As for stuff that has happened while she has been here, since she arrived on Tuesday, I've seen them both every night except the night she arrived. Some of it planned, as we attended a local slosh together one night, and a mutual friend invited us all out to dinner on Friday night (I tried to talk my way out of it, but the mutual friend kept countering my reasons to not attend, so I went). Sunny knew that Troop was going to be staying at my house on Friday night no matter what, but he'd forgotten to mention that was the plan for Saturday as well, which is just compounding my worries about everything. So that lack of/miscommunication resulted in some awkwardness as they both came over for dinner on Saturday night. We had an enjoyable evening together, and she started to pack up a few things that she had brought over, but Troop didn't pack his things up. That was when she found out that he wasn't going back to his place with her. They've since talked about her feelings about that, and what she was expecting and wanting from him.
So now, as a way to compensate for my being around so much early on in the visit, he's not seeing me this week except for Friday night when we go to the local game shop for open board night (our usual Friday night plans). He'll stay with me that night, but after he leaves on Saturday morning I won't see him again until around the middle of the following week, when the three of us have plans to attend the local poly group meeting (Sunny was active with the group before she moved away, and wants to see people there – and I'm hoping for an improvement over the fiasco that was the January meeting).
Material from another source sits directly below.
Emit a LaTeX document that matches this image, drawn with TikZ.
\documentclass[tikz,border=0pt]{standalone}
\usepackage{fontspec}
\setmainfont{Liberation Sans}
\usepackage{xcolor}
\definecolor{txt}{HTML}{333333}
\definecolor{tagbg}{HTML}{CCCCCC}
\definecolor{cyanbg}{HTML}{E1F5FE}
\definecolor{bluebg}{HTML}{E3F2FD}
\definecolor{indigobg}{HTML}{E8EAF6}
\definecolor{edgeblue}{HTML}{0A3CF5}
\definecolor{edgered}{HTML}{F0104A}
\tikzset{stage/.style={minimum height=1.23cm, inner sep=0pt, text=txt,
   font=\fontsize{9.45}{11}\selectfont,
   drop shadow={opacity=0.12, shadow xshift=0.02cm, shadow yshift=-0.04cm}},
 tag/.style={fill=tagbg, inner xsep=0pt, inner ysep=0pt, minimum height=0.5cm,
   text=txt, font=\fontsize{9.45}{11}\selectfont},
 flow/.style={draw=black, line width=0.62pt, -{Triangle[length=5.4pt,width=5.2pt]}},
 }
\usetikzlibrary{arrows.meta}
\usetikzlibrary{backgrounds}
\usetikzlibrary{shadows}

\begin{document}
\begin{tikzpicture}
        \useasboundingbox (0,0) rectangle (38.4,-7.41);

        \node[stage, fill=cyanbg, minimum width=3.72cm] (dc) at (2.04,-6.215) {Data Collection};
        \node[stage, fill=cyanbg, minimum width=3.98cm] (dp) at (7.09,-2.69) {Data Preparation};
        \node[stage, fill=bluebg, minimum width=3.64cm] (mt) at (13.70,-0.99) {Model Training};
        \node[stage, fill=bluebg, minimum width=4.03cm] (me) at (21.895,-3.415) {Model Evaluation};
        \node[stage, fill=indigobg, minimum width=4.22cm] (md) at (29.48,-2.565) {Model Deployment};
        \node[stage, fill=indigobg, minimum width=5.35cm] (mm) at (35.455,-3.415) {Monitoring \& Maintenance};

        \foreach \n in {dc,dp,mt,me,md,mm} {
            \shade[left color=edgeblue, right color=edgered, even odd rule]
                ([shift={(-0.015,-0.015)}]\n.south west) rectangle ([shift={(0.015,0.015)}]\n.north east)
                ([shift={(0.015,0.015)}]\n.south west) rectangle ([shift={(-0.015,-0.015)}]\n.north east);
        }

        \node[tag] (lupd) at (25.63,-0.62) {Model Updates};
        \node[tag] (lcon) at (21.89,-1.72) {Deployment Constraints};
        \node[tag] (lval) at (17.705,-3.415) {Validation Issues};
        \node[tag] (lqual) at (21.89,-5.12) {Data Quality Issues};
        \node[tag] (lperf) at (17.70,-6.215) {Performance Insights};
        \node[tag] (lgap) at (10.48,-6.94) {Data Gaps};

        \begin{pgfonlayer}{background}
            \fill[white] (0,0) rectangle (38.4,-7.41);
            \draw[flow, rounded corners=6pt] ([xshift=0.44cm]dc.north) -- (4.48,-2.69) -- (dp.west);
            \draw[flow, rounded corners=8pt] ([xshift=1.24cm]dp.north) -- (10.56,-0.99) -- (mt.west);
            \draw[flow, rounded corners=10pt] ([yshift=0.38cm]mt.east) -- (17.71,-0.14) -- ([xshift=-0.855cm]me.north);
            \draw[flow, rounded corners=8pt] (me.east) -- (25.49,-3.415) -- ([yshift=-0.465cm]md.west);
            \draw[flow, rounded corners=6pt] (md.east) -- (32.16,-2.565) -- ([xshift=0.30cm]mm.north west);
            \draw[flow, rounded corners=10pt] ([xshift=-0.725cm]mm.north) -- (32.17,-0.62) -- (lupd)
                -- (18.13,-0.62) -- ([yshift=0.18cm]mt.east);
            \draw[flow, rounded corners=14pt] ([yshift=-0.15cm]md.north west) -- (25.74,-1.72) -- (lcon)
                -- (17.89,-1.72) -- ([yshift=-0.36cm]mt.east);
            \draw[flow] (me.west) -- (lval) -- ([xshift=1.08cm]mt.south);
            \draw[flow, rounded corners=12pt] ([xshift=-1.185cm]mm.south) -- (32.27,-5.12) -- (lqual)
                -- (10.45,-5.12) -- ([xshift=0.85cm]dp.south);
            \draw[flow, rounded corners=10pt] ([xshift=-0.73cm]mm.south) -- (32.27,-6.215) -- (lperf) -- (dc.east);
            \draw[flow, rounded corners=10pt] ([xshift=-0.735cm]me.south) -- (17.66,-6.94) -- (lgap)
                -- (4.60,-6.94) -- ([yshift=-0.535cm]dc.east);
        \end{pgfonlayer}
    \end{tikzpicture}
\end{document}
I told him that I wasn't going to lie, it bothers me that the only time that we are going to have that is going to be just the two of us in the next almost two weeks was going to be after game on Friday night until he leaves on Saturday morning, he said that he isn't a fan of it either, that it's a tough situation. So he's going to talk to her, and see if we can squeeze another night out.
I feel like he's being forced to choose between us, and I hate that I'm putting him into this position. I hate that things are up in the air, that there were no plans made for any part of this trip other than her arrival and departure dates. Even the date that she goes from staying with Troop to visiting her other partner is vague, it's just “sometime between February 3rd and February 6th.” I'm not a fly-by-the-seat-of-my-pants person. Troop knows this about me. I feel like a LOT of the frustration with everyone getting time with Troop could have been avoided if plans other than “hey, can I crash with you for a week or two?” had been made.
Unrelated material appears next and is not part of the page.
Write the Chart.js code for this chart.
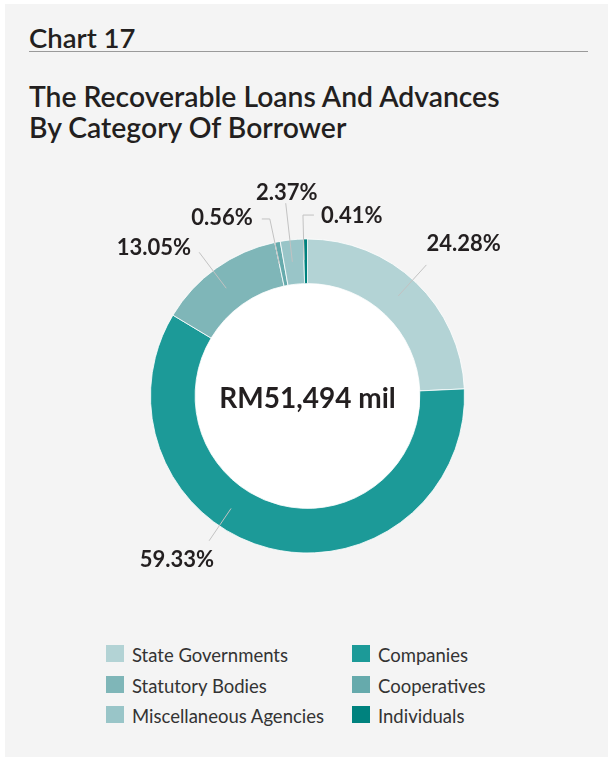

I feel like some of this could be worked through if Sunny and I maybe sat down and talked, but she's seen me 5 of the last 7 days and I'm guessing that I'm the LAST person she wants to see right now. And I don't know what to say to her. I'm sorry that I'm needy, and selfish, and feeling completely over my head? That I don't know how to “do” poly? I don't want things to be awkward for Troop. He's been so ecstatically happy the last several days, having us both around. He's had a goofy grin on his face pretty much the whole time, with the exception of when one of us has indicated that we are bothered by something.
And now I'm just rambling. At this point, I'm looking forward to Wednesday night, as I'll be seeing my counselor (anxiety/depression). She knows about the poly aspect of our relationship and has been really supportive of things. Hopefully she can help me get further into my own head on everything that has been going on.